その理由は、WR-Vは日本ではエントリークラスでも、生産国のインドではかなり高級な部類に属する戦略車だからだ。インドではショーファードリブンとしても使われる。そのため室内の広さ、とりわけ後席の快適性が重視されるのだ。
荷室も大容量。クーペライクなヴェゼルと比べると奥行きが長く、フロアは低く、天地方向の余裕もある。その広さをアピールするTVCMも印象的だ。試乗会場でも、実際に4人分のキャンプ用品がラクラク積み込める様子を実演してくれた。後席を立てたまま、こんなに!と思うほどの量を積んでもまだ余裕があることに驚いた。
手ごろな価格帯のSUV
走りの仕上がりも上々だった。ワインディングを模したコースを走ると、意のままに操れることに感心した。操舵に対して遅れなく回頭し、ステアリングを戻したときも揺り戻しなくキレイに収まる。ハイペースでも無駄な挙動は出にくく修正舵をあまり必要としない。SUVゆえ重心がそれなりに高いにもかかわらずだ。
乗り心地も良好である。路面の荒れた個所を通過しても衝撃は小さく、たっぷりストロークを確保した懐の深い足回りがしなやかに入力を受け流す。バネ下だけが動いてバネ上のボディを揺すらないのでフラットに保たれる。
WR-Vには、特別なデバイスは存在しない。ホンダお得意のアジャイルハンドリングシステムもなければ、電子制御ダンパーもない。もともとある技術を突き詰め、サスペンションのジオメトリーやチューニングを最適化したことで、高次元の走りを実現している。足回りには相当にこだわったことを開発関係者も強調していた。
エンジンも性能的に特筆すべきものはない。とはいえ素直な特性で乗りやすく、走っていて気持ちがいい。アクセルを踏み込んだときには車内にエンジン音が適度に響く。あえてそのようにしたとのことで、すでに販売されているインドでは、“ホンダサウンド”と好評だそうだ。
走りのよさには、リニアな加減速を実現したCVTも貢献している。ステップシフト制御によりシフトアップ時やシフトダウン時に、ドライバーの感性にあったシフトフィールを実現。CVTながら意のままにドライブしている実感が高い。
先進運転支援装備(ホンダセンシング)については、日本で生産される最新モデルと比べるとやや物足りない面もあるが、純正opのホンダアクセス用品でかなりカバーできる。

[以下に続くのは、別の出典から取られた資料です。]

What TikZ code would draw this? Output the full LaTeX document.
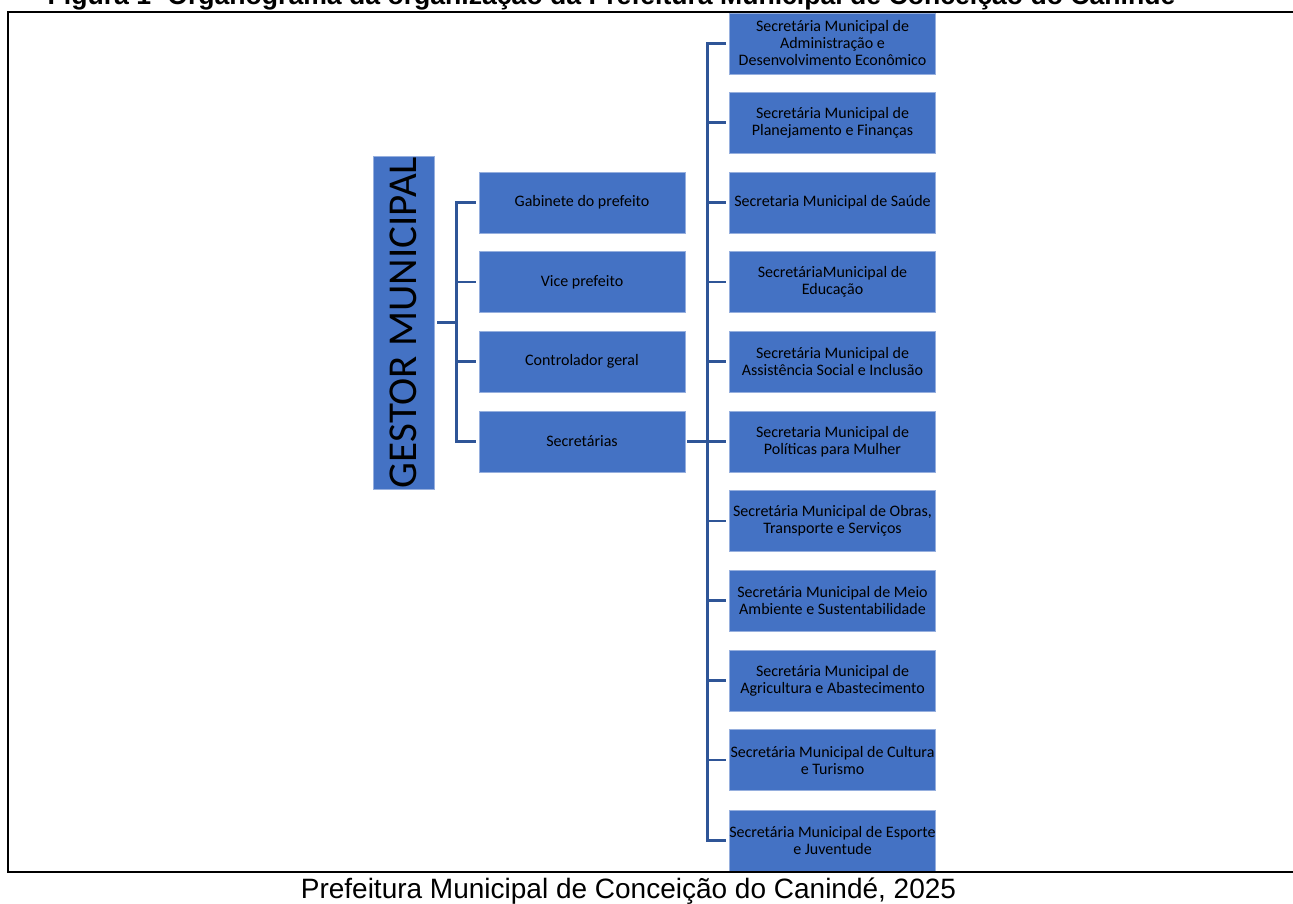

思えば、取り回しのいいサイズで広い室内を持ち、手ごろな価格帯のSUVは、あるようであまりなかったことに気づいた。WR-Vには、メカニズム的な先進性はない。しかしクルマ作りのプロが仕上げた基本性能のよさがある。運転して素直に楽しく、使って便利だと感じる。このようなクルマを待っていたユーザーは意外に多いのではないだろうか。魅力的な選択肢が現れたことを歓迎する。